Identification of an epigenetic signature in human induced pluripotent stem cells using a linear machine learning model

Hum Cell. 2021 Jan;34(1):99-110. doi: 10.1007/s13577-020-00446-3. Epub 2020 Oct 12.

Abstract

The use of human induced pluripotent stem cells (iPSCs), used as an alternative to human embryonic stem cells (ESCs), is a potential solution to challenges, such as immune rejection, and does not involve the ethical issues concerning the use of ESCs in regenerative medicine, thereby enabling developments in biological research. However, comparative analyses from previous studies have not indicated any specific feature that distinguishes iPSCs from ESCs.
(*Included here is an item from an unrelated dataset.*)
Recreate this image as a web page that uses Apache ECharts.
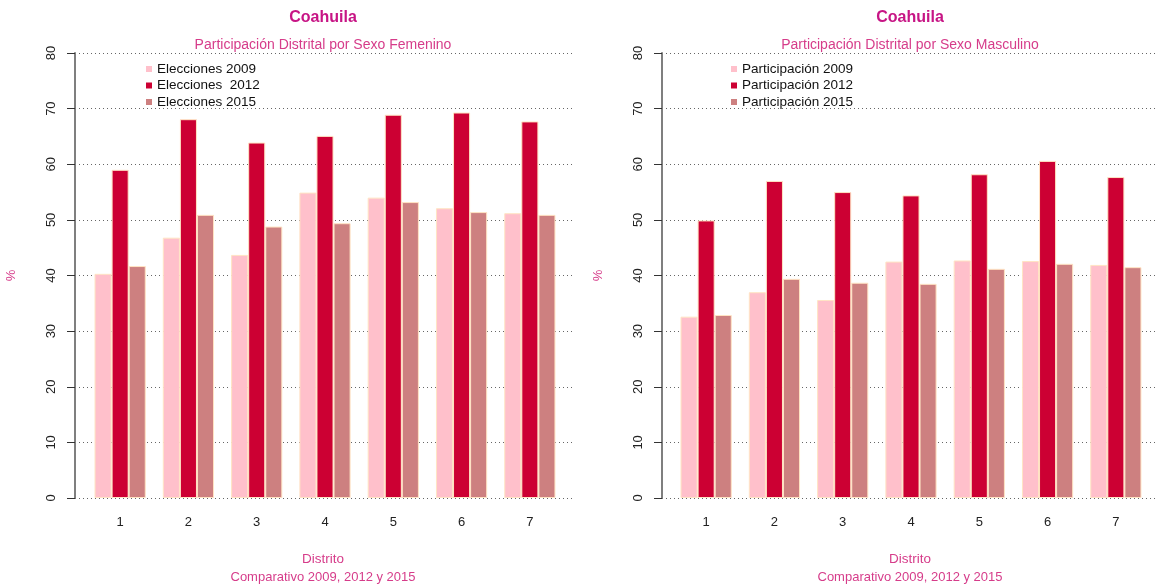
<!DOCTYPE html>
<html>
<head>
<meta charset="utf-8">
<script src="https://cdn.jsdelivr.net/npm/echarts@6/dist/echarts.min.js"></script>
<style>
  html, body { margin: 0; padding: 0; background: #fff; }
  #chart { width: 1159px; height: 588px; }
</style>
</head>
<body>
<div id="chart"></div>
<script>
// datos
var distritos = ['1', '2', '3', '4', '5', '6', '7'];
var yTicks = [0, 80, 10];   // min, max, intervalo

var nombresFem = ['Elecciones 2009', 'Elecciones  2012', 'Elecciones 2015'];
var nombresMas = ['Participación 2009', 'Participación 2012', 'Participación 2015'];

var fem2009 = [40.3, 46.8, 43.7, 54.9, 54.0, 52.1, 51.2];
var fem2012 = [59.0, 68.1, 63.9, 65.1, 68.9, 69.3, 67.7];
var fem2015 = [41.7, 50.9, 48.8, 49.4, 53.2, 51.4, 50.9];

var mas2009 = [32.6, 37.0, 35.6, 42.5, 42.7, 42.6, 41.9];
var mas2012 = [49.9, 57.0, 55.0, 54.4, 58.2, 60.6, 57.7];
var mas2015 = [32.9, 39.4, 38.7, 38.5, 41.2, 42.1, 41.5];

var colores = ['#FFC0CB', '#CC0033', '#CD8080'];
var FONT = '"Liberation Sans", Arial, Helvetica, sans-serif';
var MAGENTA = '#C71585';
var MAGENTA2 = '#D63C8A';

var TOP = 53, H = 445;

// eje y visible (con lineas punteadas) en un grid, barras en otro
function ejeY(grid, visible) {
    return {
        gridIndex: grid, type: 'value', min: yTicks[0], max: yTicks[1], interval: yTicks[2],
        show: visible,
        name: visible ? '%' : '', nameLocation: 'middle', nameGap: 57, nameRotate: 90,
        nameTextStyle: { color: MAGENTA2, fontSize: 13, fontFamily: FONT },
        axisLine: { show: true, lineStyle: { color: '#7f7f7f', width: 2 } },
        axisTick: { show: true, length: 8, lineStyle: { color: '#333', width: 1 } },
        axisLabel: { rotate: 90, margin: 17, fontSize: 13, color: '#222', fontFamily: FONT },
        splitLine: { show: true, lineStyle: { color: '#666', width: 1, type: [1, 3] } }
    };
}

function ejeX(grid, categorias) {
    if (!categorias) {
        return { gridIndex: grid, type: 'value', show: false, min: 0, max: 1 };
    }
    return {
        gridIndex: grid, type: 'category', data: categorias,
        axisLine: { show: false }, axisTick: { show: false },
        axisLabel: { margin: 18, fontSize: 13, color: '#222', fontFamily: FONT },
        splitLine: { show: false }
    };
}

function barras(nombres, valores, eje) {
    return valores.map(function (v, i) {
        return {
            name: nombres[i], type: 'bar', data: v,
            xAxisIndex: eje, yAxisIndex: eje,
            barWidth: '25%', barGap: '0%',
            itemStyle: { color: colores[i], borderColor: '#FFE4C4', borderWidth: 1 }
        };
    });
}

function leyenda(left, nombres) {
    return {
        orient: 'vertical', left: left, top: 62, padding: 0,
        icon: 'rect', itemWidth: 6, itemHeight: 6, itemGap: 2.5,
        data: nombres.map(function (n, i) { return { name: n, itemStyle: { color: colores[i], borderWidth: 0 } }; }),
        textStyle: { fontSize: 13.5, color: '#111', fontFamily: FONT },
        selectedMode: false
    };
}

function textos(cx, subtitulo) {
    return [
        { type: 'text', x: cx, y: 18, style: { text: 'Coahuila', textAlign: 'center', textVerticalAlign: 'middle', fill: MAGENTA, fontSize: 16, fontWeight: 'bold', fontFamily: FONT } },
        { type: 'text', x: cx, y: 45, style: { text: subtitulo, textAlign: 'center', textVerticalAlign: 'middle', fill: MAGENTA2, fontSize: 14, fontFamily: FONT } },
        { type: 'text', x: cx, y: 559, style: { text: 'Distrito', textAlign: 'center', textVerticalAlign: 'middle', fill: MAGENTA2, fontSize: 13.5, fontFamily: FONT } },
        { type: 'text', x: cx, y: 577, style: { text: 'Comparativo 2009, 2012 y 2015', textAlign: 'center', textVerticalAlign: 'middle', fill: MAGENTA2, fontSize: 13, fontFamily: FONT } }
    ];
}

var option = {
    animation: false,
    backgroundColor: '#fff',
    grid: [
        { left: 75, top: TOP, width: 498, height: H },
        { left: 86, top: TOP, width: 478, height: H },
        { left: 662, top: TOP, width: 496, height: H },
        { left: 672, top: TOP, width: 478, height: H }
    ],
    xAxis: [ejeX(0), ejeX(1, distritos), ejeX(2), ejeX(3, distritos)],
    yAxis: [ejeY(0, true), ejeY(1, false), ejeY(2, true), ejeY(3, false)],
    legend: [leyenda(146, nombresFem), leyenda(731, nombresMas)],
    graphic: textos(323, 'Participación Distrital por Sexo Femenino')
        .concat(textos(910, 'Participación Distrital por Sexo Masculino')),
    series: barras(nombresFem, [fem2009, fem2012, fem2015], 1)
        .concat(barras(nombresMas, [mas2009, mas2012, mas2015], 3))
};

var myChart = echarts.init(document.getElementById('chart'));
myChart.setOption(option);
</script>
</body>
</html>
Therefore, in this study, we established a linear classification-based learning model to distinguish among ESCs, iPSCs, embryonal carcinoma cells (ECCs), and somatic cells on the basis of their DNA methylation profiles. The highest accuracy achieved by the learned models in identifying the cell type was 94.23%. In addition, the epigenetic signature of iPSCs, which is distinct from that of ESCs, was identified by component analysis of the learned models. The iPSC-specific regions with methylation fluctuations were abundant on chromosomes 7, 8, 12, and 22. The method developed in this study can be utilized with comprehensive data and widely applied to many aspects of molecular biology research.

Keywords: DNA methylation; Epigenetic signature of hiPSCs; Human ESCs; Human iPSCs; Machine learning.